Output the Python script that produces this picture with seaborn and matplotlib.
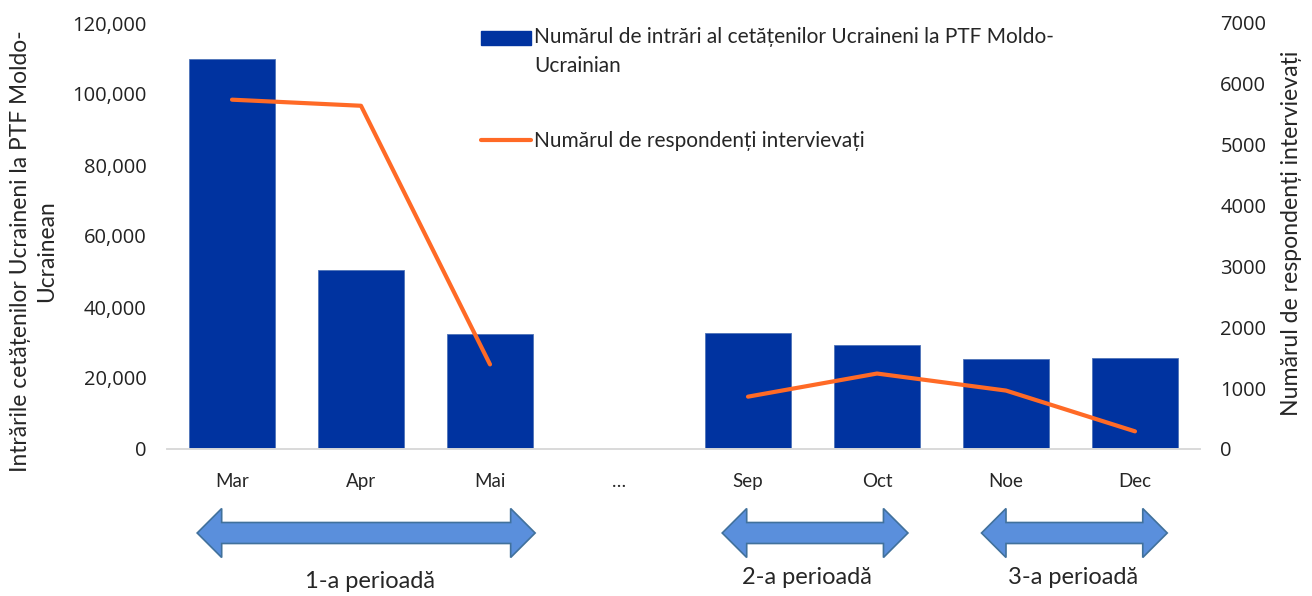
import pandas as pd
import matplotlib.pyplot as plt
import seaborn as sns
from matplotlib.patches import Polygon, Patch, Rectangle
from matplotlib.lines import Line2D
from matplotlib.legend_handler import HandlerPatch
from matplotlib.ticker import FuncFormatter, MultipleLocator
from matplotlib.transforms import blended_transform_factory

# === Data ===
categories = ["Mar", "Apr", "Mai", "…", "Sep", "Oct", "Noe", "Dec"]
months = ["Mar", "Apr", "Mai", "Sep", "Oct", "Noe", "Dec"]
entries = [110000, 50500, 32500, 32800, 29300, 25400, 25600]
respondents = [5740, 5640, 1390, 860, 1240, 960, 290]
segment = [1, 1, 1, 2, 2, 2, 2]  # line is broken at "…"

period_labels = ["1-a perioadă", "2-a perioadă", "3-a perioadă"]
period_spans = [(-0.27, 2.35), (3.80, 5.24), (5.81, 7.25)]  # in category units
period_label_x = [1.07, 4.46, 6.52]

bar_label = "Numărul de intrări al cetățenilor Ucraineni la PTF Moldo-\nUcrainian"
line_label = "Numărul de respondenți intervievați"
left_label = "Intrările cetățenilor Ucraineni la PTF Moldo-\nUcrainean"

bar_color = "#0033A0"
line_color = "#FF6A26"
arrow_fill = "#5A8FDC"
arrow_edge = "#41719C"

df = pd.DataFrame({
    "month": months,
    "entries": entries,
    "respondents": respondents,
    "pos": [categories.index(m) for m in months],
    "segment": segment,
})

sns.set_style("white")
plt.rcParams["font.family"] = ["Lato", "DejaVu Sans"]

fig = plt.figure(figsize=(13.12, 5.96), dpi=100)
ax = fig.add_axes([167.5 / 1312, 147 / 596, 1032 / 1312, 426 / 596])

sns.barplot(data=df, x="month", y="entries", order=categories, color=bar_color,
            saturation=1, width=0.66, edgecolor="#4F73B8", linewidth=0.6, ax=ax)
ax.set_xlim(-0.5, len(categories) - 0.5)
ax.set_ylim(0, 120000)
ax.yaxis.set_major_locator(MultipleLocator(20000))
ax.yaxis.set_major_formatter(FuncFormatter(lambda v, p: f"{int(v):,}"))

ax2 = ax.twinx()
sns.lineplot(data=df, x="pos", y="respondents", units="segment", estimator=None,
             color=line_color, linewidth=3, solid_capstyle="round", ax=ax2)
ax2.set_ylim(0, 7000)
ax2.yaxis.set_major_locator(MultipleLocator(1000))
ax2.set_xlim(-0.5, len(categories) - 0.5)

for a in (ax, ax2):
    for side in ("left", "right", "top"):
        a.spines[side].set_visible(False)
    a.spines["bottom"].set_color("#D9D9D9")
    a.spines["bottom"].set_linewidth(1.2)
    a.set_xlabel("")
    a.tick_params(length=0)

ax.tick_params(axis="y", pad=15)
ax2.tick_params(axis="y", pad=15)
ax.tick_params(axis="x", pad=17, labelsize=13.5)
for t in ax.get_yticklabels() + ax2.get_yticklabels():
    t.set_fontfamily(["Open Sans", "DejaVu Sans"])
    t.set_fontsize(14.5)
    t.set_color("#222222")

ax.set_ylabel(left_label, fontsize=16.4, linespacing=1.3, va="center")
ax.yaxis.set_label_coords(-0.130, 0.465)
ax2.set_ylabel(line_label, fontsize=16.6)
ax2.yaxis.set_label_position("right")
ax2.yaxis.label.set_va("center")
ax2.yaxis.set_label_coords(1.0896, 0.505)


# legend: the bar swatch sits next to the first line of its two-line label
def raised_patch(legend, orig_handle, xdescent, ydescent, width, height, fontsize):
    return Rectangle((-xdescent, -ydescent + 10.4), width, height)


handles = [Patch(color=bar_color), Line2D([], [], color=line_color, lw=3)]
leg = fig.legend(handles, [bar_label, line_label], loc="upper left",
                 bbox_to_anchor=(481 / 1312, 1 - 27 / 596), frameon=False,
                 fontsize=15, handlelength=2.4, handletextpad=0.15,
                 labelspacing=2.64, borderpad=0, borderaxespad=0,
                 handler_map={Patch: HandlerPatch(patch_func=raised_patch)})
for t in leg.get_texts():
    t.set_linespacing(1.58)

# period arrows below the axis
trans = blended_transform_factory(ax.transData, fig.transFigure)
yc = 1 - 533 / 596
shaft = 10.5 / 596
head = 24.5 / 596
hl = 0.19
for (x0, x1), lx, lab in zip(period_spans, period_label_x, period_labels):
    verts = [(x0, yc), (x0 + hl, yc + head), (x0 + hl, yc + shaft),
             (x1 - hl, yc + shaft), (x1 - hl, yc + head), (x1, yc),
             (x1 - hl, yc - head), (x1 - hl, yc - shaft), (x0 + hl, yc - shaft),
             (x0 + hl, yc - head)]
    fig.patches.append(Polygon(verts, closed=True, transform=trans,
                               facecolor=arrow_fill, edgecolor=arrow_edge, lw=1.2))
    ly = 1 - (582 if lab.startswith("1") else 578) / 596
    fig.text(lx, ly, lab, transform=trans, ha="center", va="center", fontsize=17)

fig.savefig("out.png", dpi=100)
....
Stated task
Pictures excluded, repeat exactly the lines from the top of the material through the line with "segment = [1, 1, 1, 2, 2, 2, 2]", including both of those lines.

Answer below
Output the Python script that produces this picture with seaborn and matplotlib.
import pandas as pd
import matplotlib.pyplot as plt
import seaborn as sns
from matplotlib.patches import Polygon, Patch, Rectangle
from matplotlib.lines import Line2D
from matplotlib.legend_handler import HandlerPatch
from matplotlib.ticker import FuncFormatter, MultipleLocator
from matplotlib.transforms import blended_transform_factory

# === Data ===
categories = ["Mar", "Apr", "Mai", "…", "Sep", "Oct", "Noe", "Dec"]
months = ["Mar", "Apr", "Mai", "Sep", "Oct", "Noe", "Dec"]
entries = [110000, 50500, 32500, 32800, 29300, 25400, 25600]
respondents = [5740, 5640, 1390, 860, 1240, 960, 290]
segment = [1, 1, 1, 2, 2, 2, 2]  # line is broken at "…"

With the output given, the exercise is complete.